Instructions to follow: Keep to the lines from the line containing "Convert this chart to Plotly code." through the line containing "import plotly.graph_objects as go": copy them exactly and leave every picture out.

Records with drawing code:
==*==

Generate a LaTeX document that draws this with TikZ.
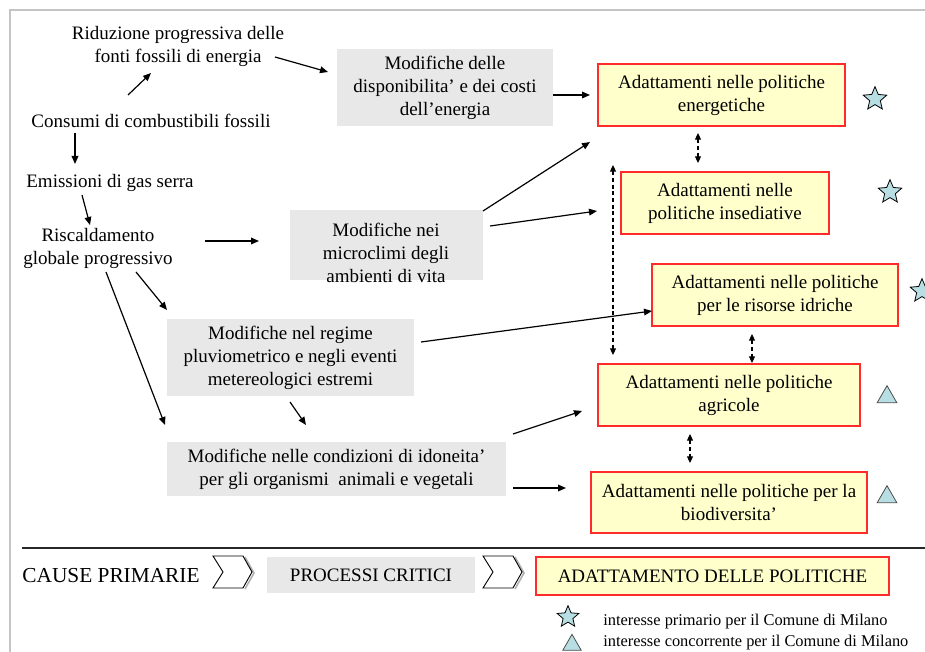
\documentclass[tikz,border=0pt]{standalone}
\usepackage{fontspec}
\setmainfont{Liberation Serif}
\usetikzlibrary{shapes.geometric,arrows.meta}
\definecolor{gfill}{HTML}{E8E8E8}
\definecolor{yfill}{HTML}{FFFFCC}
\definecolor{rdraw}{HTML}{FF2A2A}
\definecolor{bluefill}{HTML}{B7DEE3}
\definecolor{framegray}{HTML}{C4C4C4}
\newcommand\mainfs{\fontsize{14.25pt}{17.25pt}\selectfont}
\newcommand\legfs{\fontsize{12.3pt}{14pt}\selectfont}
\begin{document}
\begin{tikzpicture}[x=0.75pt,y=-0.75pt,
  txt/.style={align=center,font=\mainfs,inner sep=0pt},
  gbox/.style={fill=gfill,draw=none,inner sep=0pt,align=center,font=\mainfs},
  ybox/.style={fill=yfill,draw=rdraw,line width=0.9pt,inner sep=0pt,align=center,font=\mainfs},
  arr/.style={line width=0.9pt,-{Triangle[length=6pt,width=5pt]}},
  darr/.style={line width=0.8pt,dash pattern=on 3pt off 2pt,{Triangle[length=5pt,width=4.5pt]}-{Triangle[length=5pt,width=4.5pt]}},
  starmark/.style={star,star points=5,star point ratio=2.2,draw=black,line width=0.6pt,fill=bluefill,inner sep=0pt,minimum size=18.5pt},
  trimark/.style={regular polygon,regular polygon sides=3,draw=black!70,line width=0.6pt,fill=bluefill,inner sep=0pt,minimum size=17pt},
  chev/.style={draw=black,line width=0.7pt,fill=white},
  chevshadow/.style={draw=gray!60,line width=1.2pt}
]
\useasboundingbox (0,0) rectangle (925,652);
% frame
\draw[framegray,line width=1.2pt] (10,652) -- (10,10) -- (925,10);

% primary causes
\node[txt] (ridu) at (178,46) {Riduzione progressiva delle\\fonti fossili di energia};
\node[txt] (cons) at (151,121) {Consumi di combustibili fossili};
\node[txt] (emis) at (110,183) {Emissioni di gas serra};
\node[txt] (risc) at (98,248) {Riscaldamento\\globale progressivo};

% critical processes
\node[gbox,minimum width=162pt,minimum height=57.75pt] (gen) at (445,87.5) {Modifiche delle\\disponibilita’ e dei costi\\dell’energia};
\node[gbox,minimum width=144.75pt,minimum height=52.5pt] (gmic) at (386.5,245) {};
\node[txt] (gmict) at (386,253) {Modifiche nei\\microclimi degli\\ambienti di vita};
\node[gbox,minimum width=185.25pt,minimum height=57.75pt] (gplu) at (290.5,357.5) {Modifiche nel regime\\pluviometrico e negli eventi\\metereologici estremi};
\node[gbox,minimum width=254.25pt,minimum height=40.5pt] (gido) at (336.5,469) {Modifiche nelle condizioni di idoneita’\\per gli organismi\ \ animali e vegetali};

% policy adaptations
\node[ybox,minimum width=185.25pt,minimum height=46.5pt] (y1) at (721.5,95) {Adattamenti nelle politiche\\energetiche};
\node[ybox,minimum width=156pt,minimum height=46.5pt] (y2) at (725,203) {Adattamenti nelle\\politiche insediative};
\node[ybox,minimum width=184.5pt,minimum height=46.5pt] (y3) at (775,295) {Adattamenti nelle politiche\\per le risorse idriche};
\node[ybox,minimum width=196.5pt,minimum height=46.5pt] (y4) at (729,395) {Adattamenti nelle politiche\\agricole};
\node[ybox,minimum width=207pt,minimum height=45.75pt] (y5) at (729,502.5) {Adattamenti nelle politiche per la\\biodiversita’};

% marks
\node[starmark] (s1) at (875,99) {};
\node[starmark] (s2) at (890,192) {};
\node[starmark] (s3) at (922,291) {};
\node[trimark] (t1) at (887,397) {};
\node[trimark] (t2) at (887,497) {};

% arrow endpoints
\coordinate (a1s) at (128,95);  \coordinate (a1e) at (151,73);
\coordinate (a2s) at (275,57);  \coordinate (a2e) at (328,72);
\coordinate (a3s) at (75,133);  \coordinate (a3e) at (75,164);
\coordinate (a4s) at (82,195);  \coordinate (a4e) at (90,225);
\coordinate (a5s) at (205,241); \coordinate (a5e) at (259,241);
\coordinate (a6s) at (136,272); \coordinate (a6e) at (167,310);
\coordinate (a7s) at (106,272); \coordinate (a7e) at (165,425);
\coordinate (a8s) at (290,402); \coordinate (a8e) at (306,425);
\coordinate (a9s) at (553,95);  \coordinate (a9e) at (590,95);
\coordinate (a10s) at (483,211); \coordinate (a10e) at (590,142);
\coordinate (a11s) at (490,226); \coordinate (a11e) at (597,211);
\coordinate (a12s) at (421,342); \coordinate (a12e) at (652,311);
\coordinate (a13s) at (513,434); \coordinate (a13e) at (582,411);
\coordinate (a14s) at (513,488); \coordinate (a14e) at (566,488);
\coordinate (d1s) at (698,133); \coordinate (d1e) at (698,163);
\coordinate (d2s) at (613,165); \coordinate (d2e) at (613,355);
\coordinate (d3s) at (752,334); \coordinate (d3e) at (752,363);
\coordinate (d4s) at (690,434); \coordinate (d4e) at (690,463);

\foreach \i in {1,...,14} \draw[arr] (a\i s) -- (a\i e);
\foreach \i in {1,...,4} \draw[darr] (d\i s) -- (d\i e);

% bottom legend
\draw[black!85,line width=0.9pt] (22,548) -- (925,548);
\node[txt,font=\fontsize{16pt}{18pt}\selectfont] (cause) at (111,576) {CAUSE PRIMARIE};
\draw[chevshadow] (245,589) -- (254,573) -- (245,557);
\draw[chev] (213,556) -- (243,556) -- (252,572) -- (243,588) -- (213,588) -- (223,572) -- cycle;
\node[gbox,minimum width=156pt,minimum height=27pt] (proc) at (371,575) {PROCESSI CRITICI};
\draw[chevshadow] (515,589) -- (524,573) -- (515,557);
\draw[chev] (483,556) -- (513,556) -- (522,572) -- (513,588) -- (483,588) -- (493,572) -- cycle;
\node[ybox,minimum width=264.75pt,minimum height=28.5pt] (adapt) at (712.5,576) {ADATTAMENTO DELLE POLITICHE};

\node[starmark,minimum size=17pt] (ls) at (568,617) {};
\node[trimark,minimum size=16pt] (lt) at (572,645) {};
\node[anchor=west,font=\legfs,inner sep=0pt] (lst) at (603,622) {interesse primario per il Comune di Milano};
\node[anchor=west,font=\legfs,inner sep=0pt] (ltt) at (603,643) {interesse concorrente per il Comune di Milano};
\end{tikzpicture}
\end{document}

==*==

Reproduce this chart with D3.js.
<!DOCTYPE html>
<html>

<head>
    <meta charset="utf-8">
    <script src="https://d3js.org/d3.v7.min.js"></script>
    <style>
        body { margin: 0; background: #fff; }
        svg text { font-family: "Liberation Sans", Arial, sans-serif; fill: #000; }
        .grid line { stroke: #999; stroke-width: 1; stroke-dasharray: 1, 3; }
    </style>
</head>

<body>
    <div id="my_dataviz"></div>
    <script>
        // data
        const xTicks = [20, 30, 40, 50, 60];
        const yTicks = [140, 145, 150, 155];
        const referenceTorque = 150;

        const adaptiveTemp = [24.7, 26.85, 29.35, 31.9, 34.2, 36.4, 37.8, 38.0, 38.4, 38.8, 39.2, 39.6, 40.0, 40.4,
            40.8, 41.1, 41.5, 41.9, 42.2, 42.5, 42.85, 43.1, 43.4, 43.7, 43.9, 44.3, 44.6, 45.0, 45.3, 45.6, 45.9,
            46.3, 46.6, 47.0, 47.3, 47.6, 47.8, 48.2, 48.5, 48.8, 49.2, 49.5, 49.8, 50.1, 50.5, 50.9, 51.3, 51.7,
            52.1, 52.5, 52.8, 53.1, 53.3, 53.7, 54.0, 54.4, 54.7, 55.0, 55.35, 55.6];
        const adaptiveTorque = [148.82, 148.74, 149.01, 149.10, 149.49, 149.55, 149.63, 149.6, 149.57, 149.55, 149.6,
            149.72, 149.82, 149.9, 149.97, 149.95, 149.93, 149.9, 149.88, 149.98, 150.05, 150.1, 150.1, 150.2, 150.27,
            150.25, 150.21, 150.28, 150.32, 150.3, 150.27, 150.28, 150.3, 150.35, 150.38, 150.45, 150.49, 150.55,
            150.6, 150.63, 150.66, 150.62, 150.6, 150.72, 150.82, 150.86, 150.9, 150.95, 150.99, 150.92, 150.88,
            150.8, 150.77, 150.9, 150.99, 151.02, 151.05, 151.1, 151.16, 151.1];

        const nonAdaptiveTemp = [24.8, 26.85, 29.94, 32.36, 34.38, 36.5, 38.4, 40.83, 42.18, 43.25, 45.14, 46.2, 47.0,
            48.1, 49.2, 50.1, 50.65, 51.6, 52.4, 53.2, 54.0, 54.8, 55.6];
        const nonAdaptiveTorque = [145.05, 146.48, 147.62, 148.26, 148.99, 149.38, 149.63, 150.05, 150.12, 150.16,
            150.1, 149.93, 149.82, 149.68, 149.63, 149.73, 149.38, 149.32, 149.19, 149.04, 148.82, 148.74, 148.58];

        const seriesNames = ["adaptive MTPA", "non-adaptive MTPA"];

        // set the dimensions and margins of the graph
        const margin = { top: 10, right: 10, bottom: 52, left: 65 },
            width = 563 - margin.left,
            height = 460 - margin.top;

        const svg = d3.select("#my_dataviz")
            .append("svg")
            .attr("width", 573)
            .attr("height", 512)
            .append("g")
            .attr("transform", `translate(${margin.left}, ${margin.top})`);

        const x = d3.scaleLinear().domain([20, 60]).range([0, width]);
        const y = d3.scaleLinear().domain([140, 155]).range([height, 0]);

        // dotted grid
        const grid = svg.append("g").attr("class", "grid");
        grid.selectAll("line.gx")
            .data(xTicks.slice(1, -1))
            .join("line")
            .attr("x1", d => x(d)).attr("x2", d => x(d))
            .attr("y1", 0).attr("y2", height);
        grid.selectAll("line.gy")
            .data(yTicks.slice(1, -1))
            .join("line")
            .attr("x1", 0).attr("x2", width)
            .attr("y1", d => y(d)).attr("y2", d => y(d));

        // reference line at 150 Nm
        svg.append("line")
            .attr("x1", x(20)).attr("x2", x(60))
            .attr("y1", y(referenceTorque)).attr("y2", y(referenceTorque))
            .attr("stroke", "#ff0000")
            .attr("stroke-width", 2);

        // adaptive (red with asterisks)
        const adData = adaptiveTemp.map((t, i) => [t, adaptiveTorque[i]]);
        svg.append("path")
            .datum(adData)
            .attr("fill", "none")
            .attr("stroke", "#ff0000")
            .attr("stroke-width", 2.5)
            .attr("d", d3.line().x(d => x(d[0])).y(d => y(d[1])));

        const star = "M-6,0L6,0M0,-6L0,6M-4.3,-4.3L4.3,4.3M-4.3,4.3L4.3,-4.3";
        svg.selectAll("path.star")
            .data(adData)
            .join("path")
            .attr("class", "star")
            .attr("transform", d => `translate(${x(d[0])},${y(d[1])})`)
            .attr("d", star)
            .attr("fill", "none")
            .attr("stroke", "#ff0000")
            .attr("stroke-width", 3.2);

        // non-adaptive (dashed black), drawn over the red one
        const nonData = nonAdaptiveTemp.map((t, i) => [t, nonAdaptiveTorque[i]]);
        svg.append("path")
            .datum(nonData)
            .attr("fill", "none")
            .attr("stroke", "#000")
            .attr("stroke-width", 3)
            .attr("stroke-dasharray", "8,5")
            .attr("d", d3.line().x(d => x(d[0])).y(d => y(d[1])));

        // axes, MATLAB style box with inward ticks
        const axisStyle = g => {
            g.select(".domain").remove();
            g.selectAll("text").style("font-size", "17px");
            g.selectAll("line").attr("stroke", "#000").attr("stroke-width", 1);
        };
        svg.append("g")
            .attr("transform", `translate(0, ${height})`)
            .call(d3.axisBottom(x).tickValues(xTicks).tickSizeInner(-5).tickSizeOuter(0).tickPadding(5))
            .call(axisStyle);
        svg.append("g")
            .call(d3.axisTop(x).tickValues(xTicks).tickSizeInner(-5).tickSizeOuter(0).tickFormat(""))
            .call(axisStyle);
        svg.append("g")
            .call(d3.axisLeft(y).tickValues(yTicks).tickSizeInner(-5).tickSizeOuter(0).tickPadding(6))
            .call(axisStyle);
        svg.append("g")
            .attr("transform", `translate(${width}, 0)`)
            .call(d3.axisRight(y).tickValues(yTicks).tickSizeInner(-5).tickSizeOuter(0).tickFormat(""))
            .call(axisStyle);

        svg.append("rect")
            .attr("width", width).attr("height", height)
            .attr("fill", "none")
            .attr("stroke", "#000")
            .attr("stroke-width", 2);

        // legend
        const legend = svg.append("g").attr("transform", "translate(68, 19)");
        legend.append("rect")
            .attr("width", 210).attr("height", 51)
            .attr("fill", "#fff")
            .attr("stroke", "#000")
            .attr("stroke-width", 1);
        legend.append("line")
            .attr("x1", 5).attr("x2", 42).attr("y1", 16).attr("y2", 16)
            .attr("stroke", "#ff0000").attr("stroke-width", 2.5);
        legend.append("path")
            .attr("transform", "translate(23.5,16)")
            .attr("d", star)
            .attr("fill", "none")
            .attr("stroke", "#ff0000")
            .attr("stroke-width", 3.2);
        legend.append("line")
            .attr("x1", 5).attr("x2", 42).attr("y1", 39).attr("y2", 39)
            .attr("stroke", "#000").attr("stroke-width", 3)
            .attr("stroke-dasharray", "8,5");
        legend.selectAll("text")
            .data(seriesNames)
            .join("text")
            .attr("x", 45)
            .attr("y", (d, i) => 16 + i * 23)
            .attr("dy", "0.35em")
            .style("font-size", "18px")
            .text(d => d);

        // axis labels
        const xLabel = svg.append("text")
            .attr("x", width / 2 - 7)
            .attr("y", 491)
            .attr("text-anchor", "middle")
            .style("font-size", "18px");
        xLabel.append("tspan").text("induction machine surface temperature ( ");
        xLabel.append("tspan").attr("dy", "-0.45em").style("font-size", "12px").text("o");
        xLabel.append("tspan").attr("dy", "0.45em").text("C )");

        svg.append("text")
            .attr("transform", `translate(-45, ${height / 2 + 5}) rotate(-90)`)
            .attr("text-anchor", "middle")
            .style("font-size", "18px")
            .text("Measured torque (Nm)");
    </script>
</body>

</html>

==*==

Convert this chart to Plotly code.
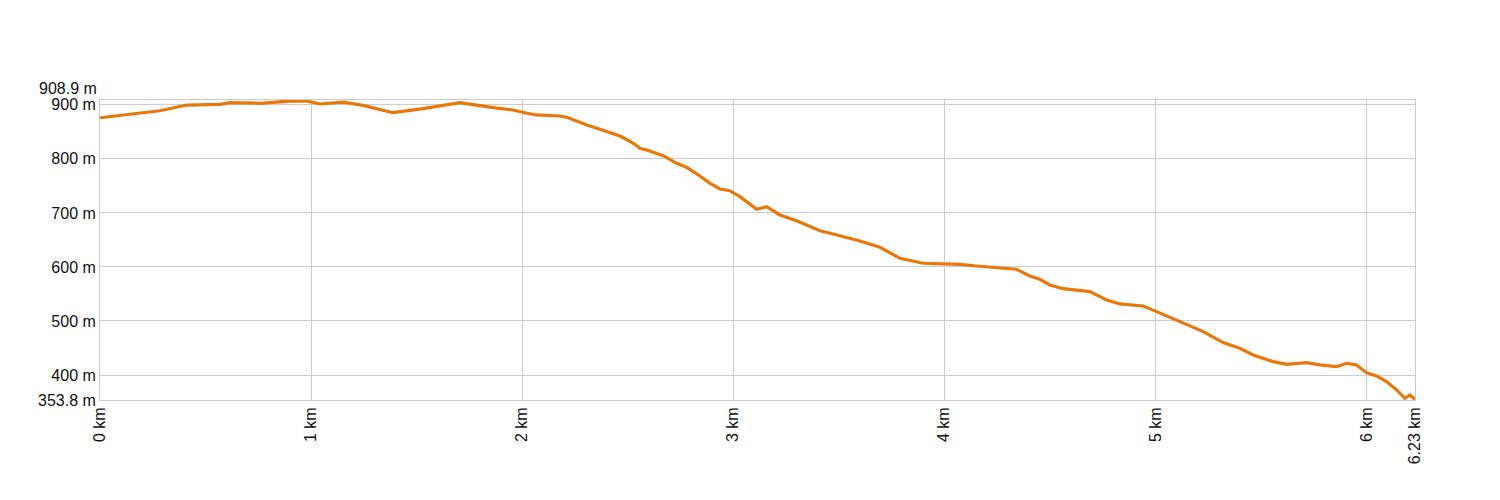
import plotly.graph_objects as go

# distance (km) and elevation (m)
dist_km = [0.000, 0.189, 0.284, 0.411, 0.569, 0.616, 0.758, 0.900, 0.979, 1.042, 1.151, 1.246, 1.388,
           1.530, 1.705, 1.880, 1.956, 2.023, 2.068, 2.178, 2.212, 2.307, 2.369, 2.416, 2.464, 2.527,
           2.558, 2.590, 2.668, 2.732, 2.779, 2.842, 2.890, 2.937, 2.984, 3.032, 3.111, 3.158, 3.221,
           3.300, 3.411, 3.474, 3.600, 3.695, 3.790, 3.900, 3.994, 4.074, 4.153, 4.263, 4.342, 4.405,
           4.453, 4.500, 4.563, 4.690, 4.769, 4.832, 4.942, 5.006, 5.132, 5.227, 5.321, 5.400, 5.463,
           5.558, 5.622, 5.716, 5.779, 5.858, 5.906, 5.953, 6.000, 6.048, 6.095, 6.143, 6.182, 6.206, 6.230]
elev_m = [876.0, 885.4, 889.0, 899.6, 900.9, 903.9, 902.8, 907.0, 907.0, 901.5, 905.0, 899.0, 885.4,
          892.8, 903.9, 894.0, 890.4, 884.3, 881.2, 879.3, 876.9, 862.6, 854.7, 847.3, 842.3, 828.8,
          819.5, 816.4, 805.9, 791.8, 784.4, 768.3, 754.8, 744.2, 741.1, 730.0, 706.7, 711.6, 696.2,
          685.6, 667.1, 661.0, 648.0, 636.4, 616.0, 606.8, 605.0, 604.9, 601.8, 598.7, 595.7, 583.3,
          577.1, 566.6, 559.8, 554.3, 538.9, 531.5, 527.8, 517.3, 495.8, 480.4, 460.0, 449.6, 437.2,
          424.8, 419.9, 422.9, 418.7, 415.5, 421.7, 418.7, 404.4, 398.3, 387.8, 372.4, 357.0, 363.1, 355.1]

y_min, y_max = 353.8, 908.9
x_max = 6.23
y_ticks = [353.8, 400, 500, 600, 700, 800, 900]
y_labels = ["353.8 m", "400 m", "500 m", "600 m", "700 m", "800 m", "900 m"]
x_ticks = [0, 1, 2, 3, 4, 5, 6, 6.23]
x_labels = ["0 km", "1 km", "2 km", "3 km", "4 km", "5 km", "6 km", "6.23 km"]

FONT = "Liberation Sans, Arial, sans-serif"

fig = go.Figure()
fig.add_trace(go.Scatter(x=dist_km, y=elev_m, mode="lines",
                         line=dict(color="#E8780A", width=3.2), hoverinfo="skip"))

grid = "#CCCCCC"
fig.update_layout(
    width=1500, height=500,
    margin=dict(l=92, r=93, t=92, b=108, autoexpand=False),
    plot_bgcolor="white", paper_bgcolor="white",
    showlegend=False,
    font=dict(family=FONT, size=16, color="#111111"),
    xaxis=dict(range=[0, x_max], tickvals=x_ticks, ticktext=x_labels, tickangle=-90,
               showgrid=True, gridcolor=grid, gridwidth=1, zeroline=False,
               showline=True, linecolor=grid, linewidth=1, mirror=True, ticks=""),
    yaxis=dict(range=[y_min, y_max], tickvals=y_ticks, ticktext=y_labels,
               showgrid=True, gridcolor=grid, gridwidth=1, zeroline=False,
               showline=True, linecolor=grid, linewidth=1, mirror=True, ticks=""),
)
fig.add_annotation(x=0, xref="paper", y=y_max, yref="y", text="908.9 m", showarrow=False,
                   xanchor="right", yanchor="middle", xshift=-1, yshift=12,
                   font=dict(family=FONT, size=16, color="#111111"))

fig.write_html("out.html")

==*==

Correct response:
Convert this chart to Plotly code.
import plotly.graph_objects as go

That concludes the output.